Oh – and regarding winning the contest, while you were clearly the popular choice, we have decided to award the prizes to other contestants that we feel truly exemplify the idea of beauty inside and out, and whom we will be proud to have representing our company.
Please feel free to contact me directly anytime. If you want to know the real scoop about our company before writing a story, I’ve got it (or if I don’t, I can put you in touch with the person that does!).
Best of luck,
Ms. Upton told the Daily Beast “…the message that a subservient, nearly naked woman has always earned a place in American Apparel’s advertising with no trouble, but that larger women need to vote each other down and compete against one another to even deserve a chance… I decided that instead of rolling my eyes and saying “ick” as I’d done in the past, I’d get off my “full-sized fanny” and craft a response. A new level of my mind had been offended by their actions, so a new level of reaction was required.”

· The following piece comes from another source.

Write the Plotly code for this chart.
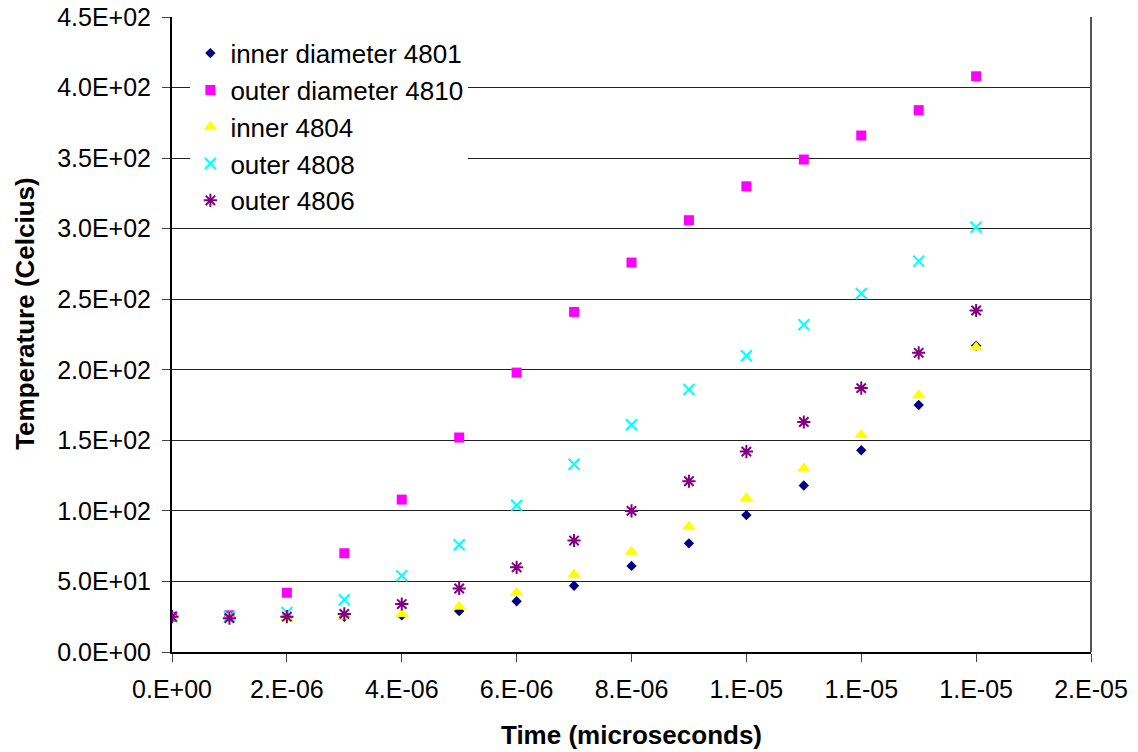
import plotly.graph_objects as go

# ---- data ----
time_s = [0.0, 1e-6, 2e-6, 3e-6, 4e-6, 5e-6, 6e-6, 7e-6, 8e-6, 9e-6,
          1.0e-5, 1.1e-5, 1.2e-5, 1.3e-5, 1.4e-5]
inner_diameter_4801 = [25, 25, 25, 25, 26, 29, 36, 47, 61, 77, 97, 118, 143, 175, 217]
outer_diameter_4810 = [25, 26, 42, 70, 108, 152, 198, 241, 276, 306, 330, 349, 366, 384, 408]
inner_4804 = [25, 25, 24, 25, 27, 32, 42, 55, 71, 89, 109, 130, 154, 182, 216]
outer_4808 = [25, 25, 28, 37, 54, 76, 104, 133, 161, 186, 210, 232, 254, 277, 301]
outer_4806 = [25, 24, 25, 27, 34, 45, 60, 79, 100, 121, 142, 163, 187, 212, 242]

x_tickvals = [0, 2e-6, 4e-6, 6e-6, 8e-6, 1.0e-5, 1.2e-5, 1.4e-5, 1.6e-5]
x_ticktext = ["0.E+00", "2.E-06", "4.E-06", "6.E-06", "8.E-06",
              "1.E-05", "1.E-05", "1.E-05", "2.E-05"]
y_tickvals = [0, 50, 100, 150, 200, 250, 300, 350, 400, 450]
y_ticktext = ["0.0E+00", "5.0E+01", "1.0E+02", "1.5E+02", "2.0E+02",
              "2.5E+02", "3.0E+02", "3.5E+02", "4.0E+02", "4.5E+02"]

FONT = "Liberation Sans, Arial, sans-serif"

fig = go.Figure()
fig.add_trace(go.Scatter(x=time_s, y=inner_diameter_4801, mode="markers",
                         name="inner diameter 4801",
                         marker=dict(symbol="diamond", size=8, color="#000080")))
fig.add_trace(go.Scatter(x=time_s, y=outer_diameter_4810, mode="markers",
                         name="outer diameter 4810",
                         marker=dict(symbol="square", size=10, color="#FF00FF")))
fig.add_trace(go.Scatter(x=time_s, y=inner_4804, mode="markers",
                         name="inner 4804",
                         marker=dict(symbol="triangle-up", size=12, color="#FFFF00")))
fig.add_trace(go.Scatter(x=time_s, y=outer_4808, mode="markers",
                         name="outer 4808",
                         marker=dict(symbol="x-thin-open", size=11,
                                     color="#00FFFF", line=dict(width=2, color="#00FFFF"))))
fig.add_trace(go.Scatter(x=time_s, y=outer_4806, mode="markers",
                         name="outer 4806",
                         marker=dict(symbol="asterisk-open", size=11,
                                     color="#800080", line=dict(width=2, color="#800080"))))

fig.update_layout(
    width=1138, height=752,
    margin=dict(l=172, r=47, t=17, b=100, autoexpand=False),
    paper_bgcolor="white", plot_bgcolor="white",
    font=dict(family=FONT, size=25, color="black"),
    showlegend=True,
    legend=dict(x=0.02, y=0.98, xanchor="left", yanchor="top",
                bgcolor="white", borderwidth=0,
                font=dict(family=FONT, size=26, color="black"),
                itemsizing="trace"),
)
fig.update_xaxes(
    range=[0, 1.6e-5], tickvals=x_tickvals, ticktext=x_ticktext,
    automargin=False,
    showgrid=False, zeroline=False,
    showline=True, linecolor="black", linewidth=2, mirror=False,
    ticks="outside", ticklen=8, tickcolor="#444", tickwidth=1,
    ticklabelstandoff=6,
    tickfont=dict(family=FONT, size=25, color="black"),
    title=dict(text="<b>Time (microseconds)</b>", standoff=24,
               font=dict(family=FONT, size=26, color="black")),
)
fig.update_yaxes(
    range=[0, 450], tickvals=y_tickvals, ticktext=y_ticktext,
    automargin=False,
    showgrid=True, gridcolor="#222", gridwidth=1, zeroline=False,
    showline=True, linecolor="black", linewidth=2, mirror=False,
    ticks="outside", ticklen=8, tickcolor="#444", tickwidth=1,
    ticklabelstandoff=6,
    tickfont=dict(family=FONT, size=25, color="black"),
)
# y-axis title placed as in the reference (slightly above plot centre)
fig.add_annotation(text="<b>Temperature (Celcius)</b>", textangle=-90,
                   xref="paper", yref="paper", x=-0.16, y=0.534,
                   xanchor="center", yanchor="middle", showarrow=False,
                   font=dict(family=FONT, size=26, color="black"))
# right border of plot area
fig.add_shape(type="line", xref="paper", yref="paper", x0=1, x1=1, y0=0, y1=1,
              line=dict(color="#555", width=2))

fig.write_html("out.html")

While Ms. Upton admits to her photos having a sarcastic tone, they do display a similar tone to American Apparel’s typical advertisements that objectify women (see photos both above and below). Contest aside, it feels confusing to me that American Apparel would be so offended by photos so characteristic of their own creativity.
This conflict has received a good deal of press and since then, American Apparel has invited Ms. Upton to it’s Los Angeles factory to meet with the creative directors who designed the contest.